■ Task details ■
Reproduce the listing below exactly, minus its pictures.
# Start of Source data
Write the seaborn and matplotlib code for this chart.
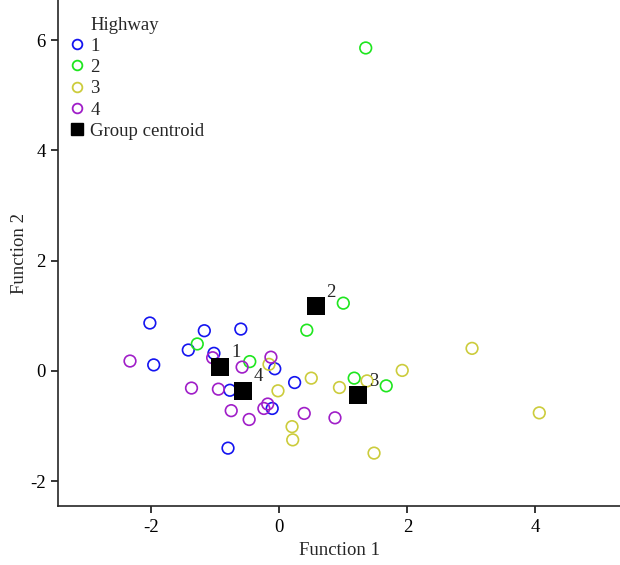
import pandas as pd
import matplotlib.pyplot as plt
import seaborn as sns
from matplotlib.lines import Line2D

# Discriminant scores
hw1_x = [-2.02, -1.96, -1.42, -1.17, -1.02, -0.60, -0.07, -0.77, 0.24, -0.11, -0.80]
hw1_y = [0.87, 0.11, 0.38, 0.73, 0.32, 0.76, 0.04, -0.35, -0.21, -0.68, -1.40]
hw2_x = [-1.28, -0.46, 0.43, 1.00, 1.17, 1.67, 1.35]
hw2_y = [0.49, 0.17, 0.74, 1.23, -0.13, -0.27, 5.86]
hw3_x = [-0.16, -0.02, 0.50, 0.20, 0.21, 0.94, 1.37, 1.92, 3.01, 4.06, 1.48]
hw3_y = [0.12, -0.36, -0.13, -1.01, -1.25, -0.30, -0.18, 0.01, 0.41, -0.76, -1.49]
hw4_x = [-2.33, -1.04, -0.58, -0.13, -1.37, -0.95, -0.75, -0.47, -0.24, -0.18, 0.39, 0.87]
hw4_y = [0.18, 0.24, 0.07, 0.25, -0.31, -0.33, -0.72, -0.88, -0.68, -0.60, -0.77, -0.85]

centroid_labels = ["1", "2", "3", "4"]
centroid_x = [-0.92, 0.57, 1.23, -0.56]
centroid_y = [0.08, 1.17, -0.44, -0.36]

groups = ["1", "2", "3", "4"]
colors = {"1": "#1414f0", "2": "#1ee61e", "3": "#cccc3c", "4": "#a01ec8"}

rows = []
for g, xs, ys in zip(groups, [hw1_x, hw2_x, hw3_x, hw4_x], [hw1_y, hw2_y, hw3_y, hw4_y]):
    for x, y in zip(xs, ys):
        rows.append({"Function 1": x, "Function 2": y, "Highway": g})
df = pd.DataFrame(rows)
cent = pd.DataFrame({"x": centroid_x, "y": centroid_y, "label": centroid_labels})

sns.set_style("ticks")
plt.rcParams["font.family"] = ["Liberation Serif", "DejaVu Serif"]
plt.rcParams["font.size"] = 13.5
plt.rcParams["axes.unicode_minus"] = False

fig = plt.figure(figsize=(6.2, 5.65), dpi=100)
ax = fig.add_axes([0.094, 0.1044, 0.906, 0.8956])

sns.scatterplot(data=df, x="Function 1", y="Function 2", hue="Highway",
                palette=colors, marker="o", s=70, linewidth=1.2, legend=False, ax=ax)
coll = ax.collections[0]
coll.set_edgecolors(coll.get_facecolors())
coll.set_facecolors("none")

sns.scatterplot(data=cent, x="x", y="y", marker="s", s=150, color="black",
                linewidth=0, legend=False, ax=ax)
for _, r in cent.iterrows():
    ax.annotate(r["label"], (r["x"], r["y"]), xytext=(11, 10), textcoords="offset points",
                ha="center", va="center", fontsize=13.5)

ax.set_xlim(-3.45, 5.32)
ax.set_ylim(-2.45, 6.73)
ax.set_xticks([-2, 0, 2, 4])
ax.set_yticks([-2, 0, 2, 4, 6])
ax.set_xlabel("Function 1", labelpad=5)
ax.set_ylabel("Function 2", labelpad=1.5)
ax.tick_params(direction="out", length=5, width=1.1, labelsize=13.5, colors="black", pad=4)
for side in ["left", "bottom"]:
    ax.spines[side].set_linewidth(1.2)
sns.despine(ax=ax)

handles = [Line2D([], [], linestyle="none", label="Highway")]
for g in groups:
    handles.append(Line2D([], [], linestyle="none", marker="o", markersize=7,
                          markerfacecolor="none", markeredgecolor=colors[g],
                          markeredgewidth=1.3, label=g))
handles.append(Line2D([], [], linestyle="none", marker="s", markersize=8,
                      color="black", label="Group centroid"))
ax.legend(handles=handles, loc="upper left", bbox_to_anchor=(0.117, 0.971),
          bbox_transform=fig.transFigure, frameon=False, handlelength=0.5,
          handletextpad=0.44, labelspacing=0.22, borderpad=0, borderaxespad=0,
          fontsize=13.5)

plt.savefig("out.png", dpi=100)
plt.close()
# End of Source data
■ Task solution ■
Write the seaborn and matplotlib code for this chart.
import pandas as pd
import matplotlib.pyplot as plt
import seaborn as sns
from matplotlib.lines import Line2D

# Discriminant scores
hw1_x = [-2.02, -1.96, -1.42, -1.17, -1.02, -0.60, -0.07, -0.77, 0.24, -0.11, -0.80]
hw1_y = [0.87, 0.11, 0.38, 0.73, 0.32, 0.76, 0.04, -0.35, -0.21, -0.68, -1.40]
hw2_x = [-1.28, -0.46, 0.43, 1.00, 1.17, 1.67, 1.35]
hw2_y = [0.49, 0.17, 0.74, 1.23, -0.13, -0.27, 5.86]
hw3_x = [-0.16, -0.02, 0.50, 0.20, 0.21, 0.94, 1.37, 1.92, 3.01, 4.06, 1.48]
hw3_y = [0.12, -0.36, -0.13, -1.01, -1.25, -0.30, -0.18, 0.01, 0.41, -0.76, -1.49]
hw4_x = [-2.33, -1.04, -0.58, -0.13, -1.37, -0.95, -0.75, -0.47, -0.24, -0.18, 0.39, 0.87]
hw4_y = [0.18, 0.24, 0.07, 0.25, -0.31, -0.33, -0.72, -0.88, -0.68, -0.60, -0.77, -0.85]

centroid_labels = ["1", "2", "3", "4"]
centroid_x = [-0.92, 0.57, 1.23, -0.56]
centroid_y = [0.08, 1.17, -0.44, -0.36]

groups = ["1", "2", "3", "4"]
colors = {"1": "#1414f0", "2": "#1ee61e", "3": "#cccc3c", "4": "#a01ec8"}

rows = []
for g, xs, ys in zip(groups, [hw1_x, hw2_x, hw3_x, hw4_x], [hw1_y, hw2_y, hw3_y, hw4_y]):
    for x, y in zip(xs, ys):
        rows.append({"Function 1": x, "Function 2": y, "Highway": g})
df = pd.DataFrame(rows)
cent = pd.DataFrame({"x": centroid_x, "y": centroid_y, "label": centroid_labels})

sns.set_style("ticks")
plt.rcParams["font.family"] = ["Liberation Serif", "DejaVu Serif"]
plt.rcParams["font.size"] = 13.5
plt.rcParams["axes.unicode_minus"] = False

fig = plt.figure(figsize=(6.2, 5.65), dpi=100)
ax = fig.add_axes([0.094, 0.1044, 0.906, 0.8956])

sns.scatterplot(data=df, x="Function 1", y="Function 2", hue="Highway",
                palette=colors, marker="o", s=70, linewidth=1.2, legend=False, ax=ax)
coll = ax.collections[0]
coll.set_edgecolors(coll.get_facecolors())
coll.set_facecolors("none")

sns.scatterplot(data=cent, x="x", y="y", marker="s", s=150, color="black",
                linewidth=0, legend=False, ax=ax)
for _, r in cent.iterrows():
    ax.annotate(r["label"], (r["x"], r["y"]), xytext=(11, 10), textcoords="offset points",
                ha="center", va="center", fontsize=13.5)

ax.set_xlim(-3.45, 5.32)
ax.set_ylim(-2.45, 6.73)
ax.set_xticks([-2, 0, 2, 4])
ax.set_yticks([-2, 0, 2, 4, 6])
ax.set_xlabel("Function 1", labelpad=5)
ax.set_ylabel("Function 2", labelpad=1.5)
ax.tick_params(direction="out", length=5, width=1.1, labelsize=13.5, colors="black", pad=4)
for side in ["left", "bottom"]:
    ax.spines[side].set_linewidth(1.2)
sns.despine(ax=ax)

handles = [Line2D([], [], linestyle="none", label="Highway")]
for g in groups:
    handles.append(Line2D([], [], linestyle="none", marker="o", markersize=7,
                          markerfacecolor="none", markeredgecolor=colors[g],
                          markeredgewidth=1.3, label=g))
handles.append(Line2D([], [], linestyle="none", marker="s", markersize=8,
                      color="black", label="Group centroid"))
ax.legend(handles=handles, loc="upper left", bbox_to_anchor=(0.117, 0.971),
          bbox_transform=fig.transFigure, frameon=False, handlelength=0.5,
          handletextpad=0.44, labelspacing=0.22, borderpad=0, borderaxespad=0,
          fontsize=13.5)

plt.savefig("out.png", dpi=100)
plt.close()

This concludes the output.